Nuclear restart tomorrow
After almost 22 months of checks and repairs, nuclear operations are about to restart at the Kashiwazaki Kariwa site in Japan. Final approvals came today - start-up is tomorrow.
After almost 22 months of checks and repairs, nuclear operations are about to restart at the earthquake-hit Kashiwazaki Kariwa site in Japan.
Kashiwazaki Kariwa |
The unit, a Advanced Boiling Water Reactor built by GE, Toshiba and Hitachi, is the newest at the site. It contributes 1315 MWe to the total of around 8000 MWe that makes Kashiwazaki Kariwa the biggest nuclear power plant in the world.

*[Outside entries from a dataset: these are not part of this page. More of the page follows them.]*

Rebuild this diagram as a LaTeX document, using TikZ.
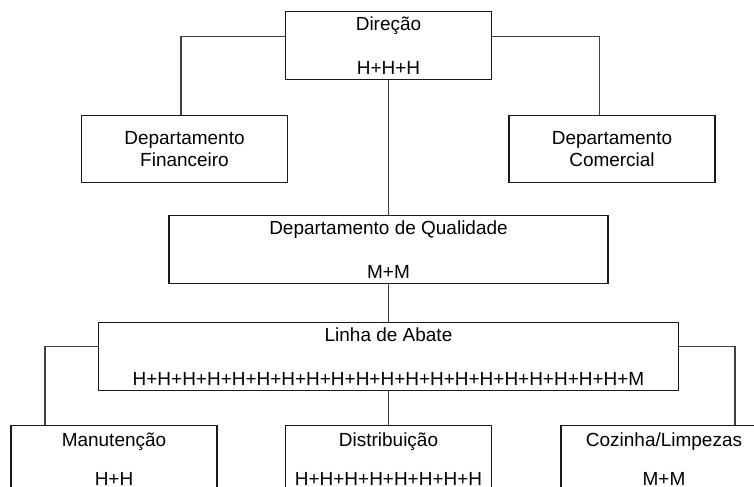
\documentclass[tikz,border=0pt]{standalone}
\usepackage{fontspec}
\setmainfont{Liberation Sans}
\usetikzlibrary{positioning}

\begin{document}
\begin{tikzpicture}[-,auto,node distance=1cm,
                    box node/.style={rectangle,draw=black!90,line width=0.6pt,minimum width=4.12cm,
                      minimum height=1.35cm,align=center,inner sep=0pt,font=\fontsize{10.8}{12.9}\selectfont},
                    link/.style={draw=black!75,line width=0.6pt}]

  \clip (0,0) rectangle (15.08,-9.74);

  \node[box node] (dir) at (7.77,-0.906) {Direção\\[12.1pt]H+H+H};
  \node[box node] (fin) [below=0.7cm of dir, xshift=-4.08cm] {Departamento\\[-0.6pt]Financeiro};
  \node[box node] (com) [below=0.7cm of dir, xshift=4.47cm] {Departamento\\[-0.6pt]Comercial};
  \node[box node, minimum width=8.78cm] (qual) [below=2.71cm of dir] {Departamento de Qualidade\\[12.1pt]M+M};
  \node[box node, minimum width=11.6cm] (lin) [below=0.77cm of qual] {Linha de Abate\\[12.1pt]H+H+H+H+H+H+H+H+H+H+H+H+H+H+H+H+H+H+H+H+M};
  % bottom row, cut by the page edge
  \node[box node] (dist) [below=0.68cm of lin] {Distribuição\\[9pt]H+H+H+H+H+H+H+H};
  \node[box node] (man) [below=0.68cm of lin, xshift=-5.49cm] {Manutenção\\[9pt]H+H};
  \node[box node] (coz) [below=0.68cm of lin, xshift=5.51cm] {Cozinha/Limpezas\\[9pt]M+M};

  \path[link]
    ([yshift=-0.51cm]dir.north west) -| ([xshift=-0.07cm]fin.north)
    ([yshift=-0.51cm]dir.north east) -| ([xshift=-0.25cm]com.north)
    (dir.south) -- (qual.north)
    (qual.south) -- (lin.north)
    ([yshift=-0.49cm]lin.north west) -| ([xshift=0.69cm]man.north west)
    ([yshift=-0.49cm]lin.north east) -| ([xshift=3.49cm]coz.north west)
    (lin.south) -- (dist.north);
\end{tikzpicture}
\end{document}
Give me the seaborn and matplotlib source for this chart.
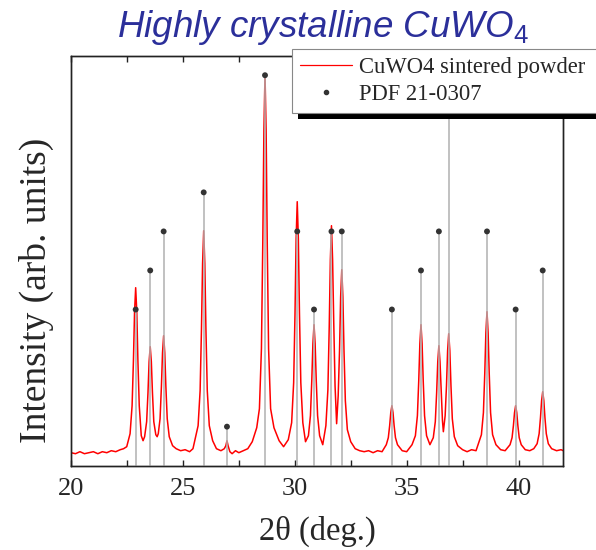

Tepco will be hopeful about bringing the all the reactors back into service after unit 7. The utility has suffered enormous bills for replacement power and fuel as well as geologic surveys, engineering, construction and repairs that prompted the first loss in it history. The company said it would "steadily address the confirmation of the soundness of the facilities, restoration works, seismic reinforcement works, etc without prejudice."
The plant was hit very hard by the 6.8 magnitude Niigata Chuetsu offshore earthquake of 16 July 2007. The earthquake exceeded the plant's design basis - the levels of ground acceleration it should essentially withstand and restart operation quickly after - but did not approach its safe shutdown basis, up to which environmental protection must be maintained in the most extreme circumstances.
At the time the earthquake struck three of the reactors were already shut down for maintenance, while the three in operation shutdown automatically as did one that was in the process of starting up. All of them remained in a safe state throughout the 6.8 magnitude earthquake, but there was widespread minor damage which necessitated absolutely exhaustive checks and many repairs. Some mildly radioactive cooling water was shaken from pools, many barrels of low-level waste were knocked over and an external transformer failed and caught fire. The site grounds also suffered, with widespread soil liquefaction and structural damage to office buildings.